Input material:
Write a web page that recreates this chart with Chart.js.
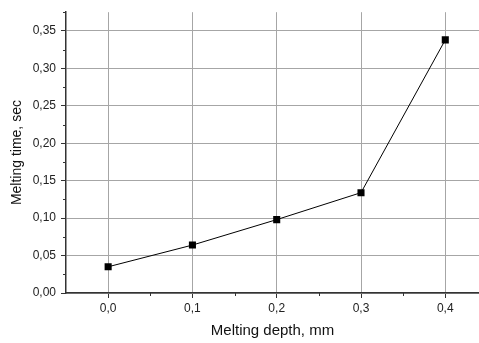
<!DOCTYPE html>
<html>
<head>
<meta charset="utf-8">
<script src="https://cdn.jsdelivr.net/npm/chart.js@4/dist/chart.umd.min.js"></script>
<style>
  html, body { margin: 0; padding: 0; background: #fff; }
  #wrap { width: 479px; height: 343px; position: relative; }
</style>
</head>
<body>
<div id="wrap"><canvas id="c" width="479" height="343"></canvas></div>
<script>
// ---- data ----
const meltingDepth = [0.0, 0.1, 0.2, 0.3, 0.4];
const meltingTime = [0.035, 0.064, 0.098, 0.134, 0.338];
const xTickValues = [0.0, 0.1, 0.2, 0.3, 0.4];
const yTickValues = [0.00, 0.05, 0.10, 0.15, 0.20, 0.25, 0.30, 0.35];
const xMinorTicks = [0.05, 0.15, 0.25, 0.35];
const yMinorTicks = [0.025, 0.075, 0.125, 0.175, 0.225, 0.275, 0.325, 0.375];
const xTitle = 'Melting depth, mm';
const yTitle = 'Melting time, sec';

const AXIS = '#333333';
const GRID = '#a6a6a6';
const FONT = "'Liberation Sans', Arial, sans-serif";

const minorTicks = {
  id: 'minorTicks',
  afterDraw(chart) {
    const ctx = chart.ctx;
    const xs = chart.scales.x, ys = chart.scales.y;
    ctx.save();
    ctx.strokeStyle = AXIS;
    ctx.lineWidth = 1;
    ctx.beginPath();
    xMinorTicks.forEach(v => {
      const px = Math.round(xs.getPixelForValue(v)) + 0.5;
      ctx.moveTo(px, ys.bottom);
      ctx.lineTo(px, ys.bottom + 3);
    });
    yMinorTicks.forEach(v => {
      const py = Math.round(ys.getPixelForValue(v)) + 0.5;
      ctx.moveTo(xs.left, py);
      ctx.lineTo(xs.left - 3, py);
    });
    ctx.stroke();
    ctx.restore();
  }
};

const fmt = (d) => (v) => Number(v).toFixed(d).replace('.', ',');

new Chart(document.getElementById('c'), {
  type: 'scatter',
  data: {
    datasets: [{
      data: meltingDepth.map((x, i) => ({ x: x, y: meltingTime[i] })),
      showLine: true,
      borderColor: '#000',
      borderWidth: 1,
      backgroundColor: '#000',
      pointStyle: 'rect',
      pointRadius: 5,
      pointHoverRadius: 5,
      pointBorderWidth: 0,
      tension: 0
    }]
  },
  options: {
    responsive: false,
    animation: false,
    devicePixelRatio: 1,
    layout: { autoPadding: false, padding: { top: 10, right: 0, left: 0, bottom: 0 } },
    plugins: { legend: { display: false }, tooltip: { enabled: false } },
    scales: {
      x: {
        type: 'linear',
        min: -0.05,
        max: 0.44,
        afterBuildTicks: (s) => { s.ticks = xTickValues.map(v => ({ value: v })); },
        afterFit: (s) => { s.height = 50; },
        grid: { color: GRID, lineWidth: 1, tickColor: AXIS, tickLength: 5, drawOnChartArea: true },
        border: { display: true, color: AXIS, width: 1.5 },
        ticks: { callback: fmt(1), color: '#222', font: { family: FONT, size: 12 }, padding: 3, maxRotation: 0, autoSkip: false },
        title: { display: true, text: xTitle, color: '#111', font: { family: FONT, size: 15 }, padding: { top: 0, bottom: 3 } }
      },
      y: {
        type: 'linear',
        min: 0,
        max: 0.375,
        afterBuildTicks: (s) => { s.ticks = yTickValues.map(v => ({ value: v })); },
        afterFit: (s) => { s.width = 66; },
        grid: { color: GRID, lineWidth: 1, tickColor: AXIS, tickLength: 5 },
        border: { display: true, color: AXIS, width: 1.5 },
        ticks: { callback: fmt(2), color: '#222', font: { family: FONT, size: 12 }, padding: 5, autoSkip: false },
        title: { display: true, text: yTitle, color: '#111', font: { family: FONT, size: 14 }, padding: { top: 9, bottom: 0 } }
      }
    }
  },
  plugins: [minorTicks]
});
</script>
</body>
</html>
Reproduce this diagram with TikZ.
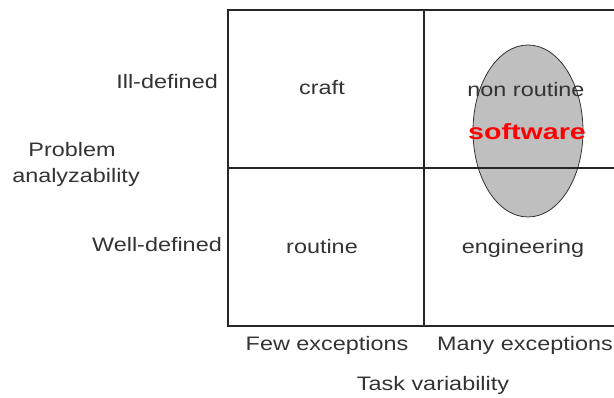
\documentclass[tikz,border=0pt]{standalone}
\usepackage{fontspec}
\setmainfont{Liberation Sans}[FakeStretch=1.2]
\newfontfamily\softfont{Liberation Sans}[FakeStretch=1.3]
\usetikzlibrary{shapes.geometric}
\begin{document}
\begin{tikzpicture}[x=1pt,y=-1pt,
  grid/.style={line width=1.6pt,draw=black!85},
  lbl/.style={inner sep=0pt,font=\fontsize{19.5}{22}\selectfont,text=black!80},
  soft/.style={inner sep=0pt,font=\softfont\fontsize{22}{24}\selectfont\bfseries,text=red}]
\useasboundingbox (0,0) rectangle (614,397);
\node[ellipse,draw=black!80,line width=0.8pt,fill=black!25,minimum width=110pt,minimum height=172pt,inner sep=0pt] (ell) at (528,131) {};
\coordinate (tl) at (228,10);
\coordinate (tm) at (424,10);
\coordinate (tr) at (614,10);
\coordinate (ml) at (228,168);
\coordinate (mr) at (614,168);
\coordinate (bl) at (228,326);
\coordinate (bm) at (424,326);
\coordinate (br) at (614,326);
\draw[grid] (tr) -- (tl) -- (bl) -- (br);
\draw[grid] (tm) -- (bm);
\draw[grid] (ml) -- (mr);
\node[lbl] (craft) at (322,88) {craft};
\node[lbl] (routine) at (322,247) {routine};
\node[lbl] (nonroutine) at (526,90) {non routine};
\node[soft] (software) at (527,132) {software};
\node[lbl] (eng) at (523,248) {engineering};
\node[lbl,anchor=east] (ill) at (218,82) {Ill-defined};
\node[lbl,anchor=east] (well) at (222,245) {Well-defined};
\node[lbl] (prob) at (72,150) {Problem};
\node[lbl] (anal) at (76,177) {analyzability};
\node[lbl] (few) at (327,345) {Few exceptions};
\node[lbl,anchor=west] (many) at (437,345) {Many exceptions};
\node[lbl] (task) at (433,385) {Task variability};
\end{tikzpicture}
\end{document}
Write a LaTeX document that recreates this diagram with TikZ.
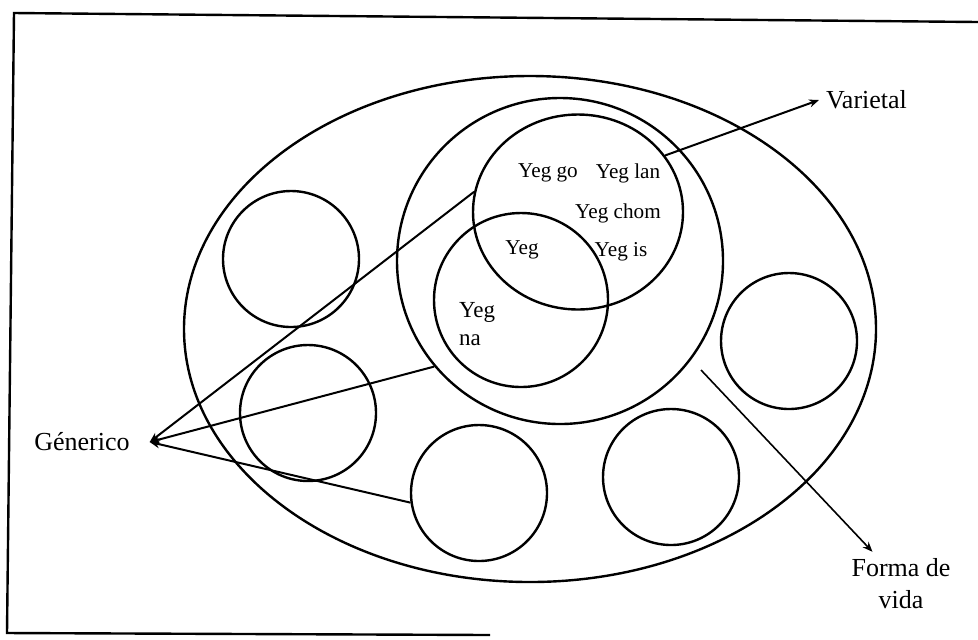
\documentclass[tikz,border=0pt]{standalone}
\usepackage{fontspec}
\setmainfont{Liberation Serif}
\usetikzlibrary{arrows.meta,positioning,shapes.geometric}

\begin{document}
\begin{tikzpicture}[x=0.5pt, y=-0.5pt, >=Stealth,
    ring/.style={draw, circle, line width=1.2pt, inner sep=0pt, minimum size=68pt},
    lbl/.style={font=\fontsize{13}{16}\selectfont},
    yeg/.style={font=\fontsize{10.6}{12}\selectfont, inner sep=0pt},
    link/.style={line width=1pt, -{Stealth[length=5pt,width=4pt]}}]
    \useasboundingbox (0,0) rectangle (978,639);
    \draw[line width=1.2pt] (490,635) -- (7,633) -- (14,13) -- (978,22);
    \node[draw, ellipse, line width=1.2pt, inner sep=0pt,
      minimum width=346pt, minimum height=253pt] (vida) at (530,329) {};
    \node[ring, minimum size=163pt] (genc) at (560,261) {};
    \node[draw, ellipse, line width=1.2pt, inner sep=0pt,
      minimum width=105pt, minimum height=97.5pt] (varc) at (578,212) {};
    \node[ring, minimum size=87pt] (nac) at (521,300) {};
    \foreach \cx/\cy/\cn in {291/259/c1, 308/413/c2, 479/493/c3,
      671/477/c4, 789/341/c5}{
      \node[ring] (\cn) at (\cx,\cy) {};
    }
    \node[yeg] (ygo) at (548,173) {Yeg go};
    \node[yeg] (ylan) at (628,173) {Yeg lan};
    \node[yeg] (ychom) at (618,213) {Yeg chom};
    \node[yeg] (yis) at (621,252) {Yeg is};
    \node[yeg] (yeg) at (522,250) {Yeg};
    \node[yeg, font=\fontsize{11.5}{14}\selectfont, align=left]
      (yna) at (477,324) {Yeg\\na};
    \node[lbl] (gen) at (82,442) {Génerico};
    \node[lbl, anchor=west] (var) at (819,100) {Varietal};
    \node[lbl, align=center] (forma) at (901,584) {Forma de\\vida};
    \coordinate (gtip) at ([xshift=6.5pt]gen.east);
    \draw[link] (varc.169.5) -- (gtip);
    \draw[link] (genc.220) -- (gtip);
    \draw[link] (c3.188.5) -- (gtip);
    \draw[link] (varc.33) -- (var.west);
    \coordinate (fstart) at (701,370);
    \draw[link, line width=0.8pt] (fstart) -- ([xshift=14pt]forma.north west);
\end{tikzpicture}
\end{document}
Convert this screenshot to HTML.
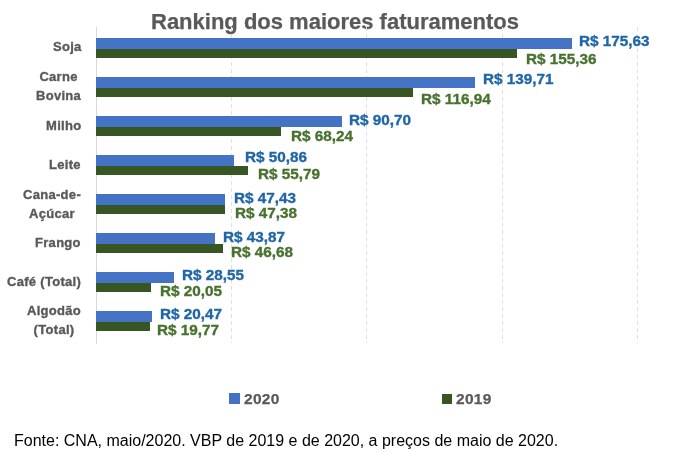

Required work: Show every line of the listing in which the string "diagram" can be found.

Result of the task:
Reproduce this diagram with TikZ.
Write a LaTeX document that recreates this diagram with TikZ.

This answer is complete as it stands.